Directions for this task
Omit any picture, and return the remaining data exactly as written.
── Given information ──
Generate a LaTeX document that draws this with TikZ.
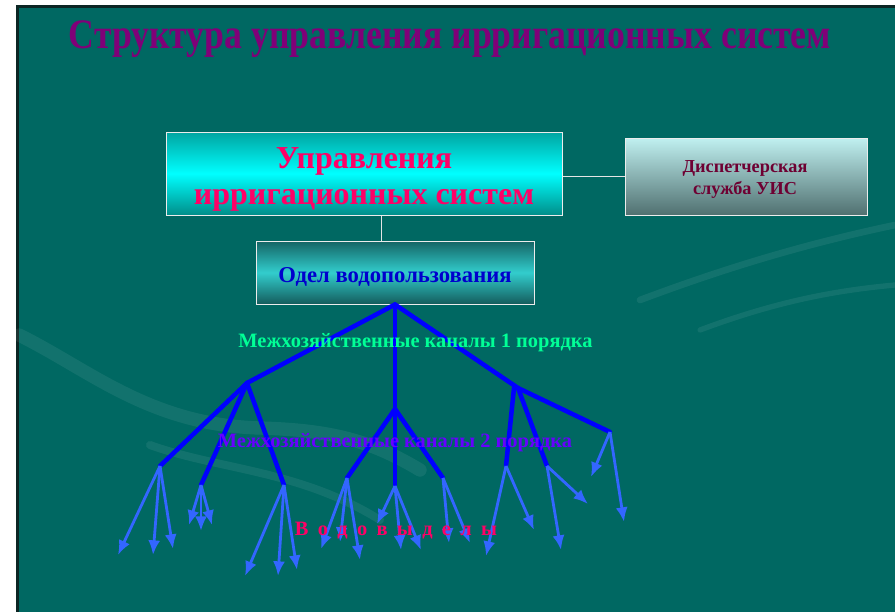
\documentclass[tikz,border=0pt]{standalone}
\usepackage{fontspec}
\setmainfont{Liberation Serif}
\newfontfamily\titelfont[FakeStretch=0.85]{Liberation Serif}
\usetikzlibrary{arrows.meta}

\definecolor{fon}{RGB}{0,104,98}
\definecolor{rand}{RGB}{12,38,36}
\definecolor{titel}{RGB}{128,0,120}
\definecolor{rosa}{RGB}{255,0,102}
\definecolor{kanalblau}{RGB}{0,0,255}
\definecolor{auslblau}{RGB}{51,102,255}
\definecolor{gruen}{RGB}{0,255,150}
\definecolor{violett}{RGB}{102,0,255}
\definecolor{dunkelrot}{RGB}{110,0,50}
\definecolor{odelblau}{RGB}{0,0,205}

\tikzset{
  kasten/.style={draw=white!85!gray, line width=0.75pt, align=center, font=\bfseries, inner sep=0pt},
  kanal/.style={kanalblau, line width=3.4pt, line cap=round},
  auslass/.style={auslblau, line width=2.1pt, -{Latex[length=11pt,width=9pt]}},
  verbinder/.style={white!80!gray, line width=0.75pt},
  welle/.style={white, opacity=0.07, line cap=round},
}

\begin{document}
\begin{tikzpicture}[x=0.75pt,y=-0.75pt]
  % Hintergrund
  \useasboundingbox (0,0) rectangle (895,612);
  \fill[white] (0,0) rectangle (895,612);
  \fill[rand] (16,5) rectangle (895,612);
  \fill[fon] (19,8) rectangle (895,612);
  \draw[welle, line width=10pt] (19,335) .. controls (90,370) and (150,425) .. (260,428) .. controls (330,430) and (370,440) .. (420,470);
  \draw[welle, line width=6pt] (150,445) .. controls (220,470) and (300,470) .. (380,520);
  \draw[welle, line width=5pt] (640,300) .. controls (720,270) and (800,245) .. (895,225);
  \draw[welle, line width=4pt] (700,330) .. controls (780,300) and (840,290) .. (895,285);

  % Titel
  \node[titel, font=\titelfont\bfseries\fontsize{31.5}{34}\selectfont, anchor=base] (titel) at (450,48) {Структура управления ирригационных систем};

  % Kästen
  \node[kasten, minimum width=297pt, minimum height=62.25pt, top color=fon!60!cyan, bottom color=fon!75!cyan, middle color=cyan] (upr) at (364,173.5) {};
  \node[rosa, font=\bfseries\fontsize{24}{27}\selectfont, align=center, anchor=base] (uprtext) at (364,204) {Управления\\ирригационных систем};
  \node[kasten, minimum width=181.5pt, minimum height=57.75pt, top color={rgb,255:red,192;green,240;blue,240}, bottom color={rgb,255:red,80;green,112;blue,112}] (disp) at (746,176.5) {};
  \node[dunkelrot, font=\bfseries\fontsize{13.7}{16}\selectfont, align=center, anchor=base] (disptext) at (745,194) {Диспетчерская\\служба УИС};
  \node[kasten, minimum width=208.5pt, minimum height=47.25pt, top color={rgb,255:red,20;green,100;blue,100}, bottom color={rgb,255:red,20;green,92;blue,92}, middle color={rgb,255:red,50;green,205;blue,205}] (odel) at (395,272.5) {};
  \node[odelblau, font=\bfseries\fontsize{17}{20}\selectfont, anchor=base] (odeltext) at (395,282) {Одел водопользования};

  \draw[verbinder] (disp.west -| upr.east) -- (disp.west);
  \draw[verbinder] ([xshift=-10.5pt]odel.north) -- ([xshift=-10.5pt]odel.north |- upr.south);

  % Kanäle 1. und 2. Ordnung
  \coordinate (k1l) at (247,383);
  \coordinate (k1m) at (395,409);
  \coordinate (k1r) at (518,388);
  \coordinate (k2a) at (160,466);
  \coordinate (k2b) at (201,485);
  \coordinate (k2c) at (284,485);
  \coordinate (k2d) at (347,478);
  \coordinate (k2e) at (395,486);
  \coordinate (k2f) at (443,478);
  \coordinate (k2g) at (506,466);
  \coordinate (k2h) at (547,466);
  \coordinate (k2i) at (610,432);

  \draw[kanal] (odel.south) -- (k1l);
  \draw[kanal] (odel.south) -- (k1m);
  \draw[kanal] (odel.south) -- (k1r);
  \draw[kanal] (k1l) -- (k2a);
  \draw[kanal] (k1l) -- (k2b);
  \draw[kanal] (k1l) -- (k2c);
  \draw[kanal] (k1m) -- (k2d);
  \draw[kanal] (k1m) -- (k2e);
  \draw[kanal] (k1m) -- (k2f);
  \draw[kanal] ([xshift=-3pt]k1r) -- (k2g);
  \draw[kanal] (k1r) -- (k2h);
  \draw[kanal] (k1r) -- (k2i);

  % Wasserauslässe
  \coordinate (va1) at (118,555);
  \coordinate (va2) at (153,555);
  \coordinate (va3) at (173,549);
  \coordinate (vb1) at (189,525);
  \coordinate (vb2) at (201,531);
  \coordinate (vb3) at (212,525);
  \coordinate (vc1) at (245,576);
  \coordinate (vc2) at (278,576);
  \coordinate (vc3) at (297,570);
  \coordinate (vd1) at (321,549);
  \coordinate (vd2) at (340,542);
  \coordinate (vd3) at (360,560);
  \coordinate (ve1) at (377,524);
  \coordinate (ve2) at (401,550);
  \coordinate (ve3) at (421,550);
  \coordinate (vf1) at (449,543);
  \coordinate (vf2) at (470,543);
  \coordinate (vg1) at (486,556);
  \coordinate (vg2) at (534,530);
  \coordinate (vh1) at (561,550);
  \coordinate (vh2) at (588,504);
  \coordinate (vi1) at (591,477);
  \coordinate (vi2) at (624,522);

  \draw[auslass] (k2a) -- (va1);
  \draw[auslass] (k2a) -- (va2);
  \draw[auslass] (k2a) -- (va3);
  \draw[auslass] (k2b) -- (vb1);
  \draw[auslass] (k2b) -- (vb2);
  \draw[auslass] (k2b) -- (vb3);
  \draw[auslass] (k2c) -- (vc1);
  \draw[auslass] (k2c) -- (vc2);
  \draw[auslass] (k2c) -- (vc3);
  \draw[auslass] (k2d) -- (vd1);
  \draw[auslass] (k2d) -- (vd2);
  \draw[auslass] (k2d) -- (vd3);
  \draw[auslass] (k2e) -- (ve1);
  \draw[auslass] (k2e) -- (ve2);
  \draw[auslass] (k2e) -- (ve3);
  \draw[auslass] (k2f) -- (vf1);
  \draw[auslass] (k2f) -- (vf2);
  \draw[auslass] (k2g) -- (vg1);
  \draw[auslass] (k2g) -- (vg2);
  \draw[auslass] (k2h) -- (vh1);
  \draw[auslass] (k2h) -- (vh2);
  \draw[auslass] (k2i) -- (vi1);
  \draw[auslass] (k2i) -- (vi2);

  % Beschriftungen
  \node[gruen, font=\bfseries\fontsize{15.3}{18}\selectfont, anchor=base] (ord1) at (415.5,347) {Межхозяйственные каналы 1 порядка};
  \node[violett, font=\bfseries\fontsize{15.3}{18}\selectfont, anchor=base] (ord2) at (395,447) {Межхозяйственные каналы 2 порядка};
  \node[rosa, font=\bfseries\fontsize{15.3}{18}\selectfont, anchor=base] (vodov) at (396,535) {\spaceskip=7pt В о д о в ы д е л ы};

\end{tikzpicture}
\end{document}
───
Solution to the exercise
Generate a LaTeX document that draws this with TikZ.
\documentclass[tikz,border=0pt]{standalone}
\usepackage{fontspec}
\setmainfont{Liberation Serif}
\newfontfamily\titelfont[FakeStretch=0.85]{Liberation Serif}
\usetikzlibrary{arrows.meta}

\definecolor{fon}{RGB}{0,104,98}
\definecolor{rand}{RGB}{12,38,36}
\definecolor{titel}{RGB}{128,0,120}
\definecolor{rosa}{RGB}{255,0,102}
\definecolor{kanalblau}{RGB}{0,0,255}
\definecolor{auslblau}{RGB}{51,102,255}
\definecolor{gruen}{RGB}{0,255,150}
\definecolor{violett}{RGB}{102,0,255}
\definecolor{dunkelrot}{RGB}{110,0,50}
\definecolor{odelblau}{RGB}{0,0,205}

\tikzset{
  kasten/.style={draw=white!85!gray, line width=0.75pt, align=center, font=\bfseries, inner sep=0pt},
  kanal/.style={kanalblau, line width=3.4pt, line cap=round},
  auslass/.style={auslblau, line width=2.1pt, -{Latex[length=11pt,width=9pt]}},
  verbinder/.style={white!80!gray, line width=0.75pt},
  welle/.style={white, opacity=0.07, line cap=round},
}

\begin{document}
\begin{tikzpicture}[x=0.75pt,y=-0.75pt]
  % Hintergrund
  \useasboundingbox (0,0) rectangle (895,612);
  \fill[white] (0,0) rectangle (895,612);
  \fill[rand] (16,5) rectangle (895,612);
  \fill[fon] (19,8) rectangle (895,612);
  \draw[welle, line width=10pt] (19,335) .. controls (90,370) and (150,425) .. (260,428) .. controls (330,430) and (370,440) .. (420,470);
  \draw[welle, line width=6pt] (150,445) .. controls (220,470) and (300,470) .. (380,520);
  \draw[welle, line width=5pt] (640,300) .. controls (720,270) and (800,245) .. (895,225);
  \draw[welle, line width=4pt] (700,330) .. controls (780,300) and (840,290) .. (895,285);

  % Titel
  \node[titel, font=\titelfont\bfseries\fontsize{31.5}{34}\selectfont, anchor=base] (titel) at (450,48) {Структура управления ирригационных систем};

  % Kästen
  \node[kasten, minimum width=297pt, minimum height=62.25pt, top color=fon!60!cyan, bottom color=fon!75!cyan, middle color=cyan] (upr) at (364,173.5) {};
  \node[rosa, font=\bfseries\fontsize{24}{27}\selectfont, align=center, anchor=base] (uprtext) at (364,204) {Управления\\ирригационных систем};
  \node[kasten, minimum width=181.5pt, minimum height=57.75pt, top color={rgb,255:red,192;green,240;blue,240}, bottom color={rgb,255:red,80;green,112;blue,112}] (disp) at (746,176.5) {};
  \node[dunkelrot, font=\bfseries\fontsize{13.7}{16}\selectfont, align=center, anchor=base] (disptext) at (745,194) {Диспетчерская\\служба УИС};
  \node[kasten, minimum width=208.5pt, minimum height=47.25pt, top color={rgb,255:red,20;green,100;blue,100}, bottom color={rgb,255:red,20;green,92;blue,92}, middle color={rgb,255:red,50;green,205;blue,205}] (odel) at (395,272.5) {};
  \node[odelblau, font=\bfseries\fontsize{17}{20}\selectfont, anchor=base] (odeltext) at (395,282) {Одел водопользования};

  \draw[verbinder] (disp.west -| upr.east) -- (disp.west);
  \draw[verbinder] ([xshift=-10.5pt]odel.north) -- ([xshift=-10.5pt]odel.north |- upr.south);

  % Kanäle 1. und 2. Ordnung
  \coordinate (k1l) at (247,383);
  \coordinate (k1m) at (395,409);
  \coordinate (k1r) at (518,388);
  \coordinate (k2a) at (160,466);
  \coordinate (k2b) at (201,485);
  \coordinate (k2c) at (284,485);
  \coordinate (k2d) at (347,478);
  \coordinate (k2e) at (395,486);
  \coordinate (k2f) at (443,478);
  \coordinate (k2g) at (506,466);
  \coordinate (k2h) at (547,466);
  \coordinate (k2i) at (610,432);

  \draw[kanal] (odel.south) -- (k1l);
  \draw[kanal] (odel.south) -- (k1m);
  \draw[kanal] (odel.south) -- (k1r);
  \draw[kanal] (k1l) -- (k2a);
  \draw[kanal] (k1l) -- (k2b);
  \draw[kanal] (k1l) -- (k2c);
  \draw[kanal] (k1m) -- (k2d);
  \draw[kanal] (k1m) -- (k2e);
  \draw[kanal] (k1m) -- (k2f);
  \draw[kanal] ([xshift=-3pt]k1r) -- (k2g);
  \draw[kanal] (k1r) -- (k2h);
  \draw[kanal] (k1r) -- (k2i);

  % Wasserauslässe
  \coordinate (va1) at (118,555);
  \coordinate (va2) at (153,555);
  \coordinate (va3) at (173,549);
  \coordinate (vb1) at (189,525);
  \coordinate (vb2) at (201,531);
  \coordinate (vb3) at (212,525);
  \coordinate (vc1) at (245,576);
  \coordinate (vc2) at (278,576);
  \coordinate (vc3) at (297,570);
  \coordinate (vd1) at (321,549);
  \coordinate (vd2) at (340,542);
  \coordinate (vd3) at (360,560);
  \coordinate (ve1) at (377,524);
  \coordinate (ve2) at (401,550);
  \coordinate (ve3) at (421,550);
  \coordinate (vf1) at (449,543);
  \coordinate (vf2) at (470,543);
  \coordinate (vg1) at (486,556);
  \coordinate (vg2) at (534,530);
  \coordinate (vh1) at (561,550);
  \coordinate (vh2) at (588,504);
  \coordinate (vi1) at (591,477);
  \coordinate (vi2) at (624,522);

  \draw[auslass] (k2a) -- (va1);
  \draw[auslass] (k2a) -- (va2);
  \draw[auslass] (k2a) -- (va3);
  \draw[auslass] (k2b) -- (vb1);
  \draw[auslass] (k2b) -- (vb2);
  \draw[auslass] (k2b) -- (vb3);
  \draw[auslass] (k2c) -- (vc1);
  \draw[auslass] (k2c) -- (vc2);
  \draw[auslass] (k2c) -- (vc3);
  \draw[auslass] (k2d) -- (vd1);
  \draw[auslass] (k2d) -- (vd2);
  \draw[auslass] (k2d) -- (vd3);
  \draw[auslass] (k2e) -- (ve1);
  \draw[auslass] (k2e) -- (ve2);
  \draw[auslass] (k2e) -- (ve3);
  \draw[auslass] (k2f) -- (vf1);
  \draw[auslass] (k2f) -- (vf2);
  \draw[auslass] (k2g) -- (vg1);
  \draw[auslass] (k2g) -- (vg2);
  \draw[auslass] (k2h) -- (vh1);
  \draw[auslass] (k2h) -- (vh2);
  \draw[auslass] (k2i) -- (vi1);
  \draw[auslass] (k2i) -- (vi2);

  % Beschriftungen
  \node[gruen, font=\bfseries\fontsize{15.3}{18}\selectfont, anchor=base] (ord1) at (415.5,347) {Межхозяйственные каналы 1 порядка};
  \node[violett, font=\bfseries\fontsize{15.3}{18}\selectfont, anchor=base] (ord2) at (395,447) {Межхозяйственные каналы 2 порядка};
  \node[rosa, font=\bfseries\fontsize{15.3}{18}\selectfont, anchor=base] (vodov) at (396,535) {\spaceskip=7pt В о д о в ы д е л ы};

\end{tikzpicture}
\end{document}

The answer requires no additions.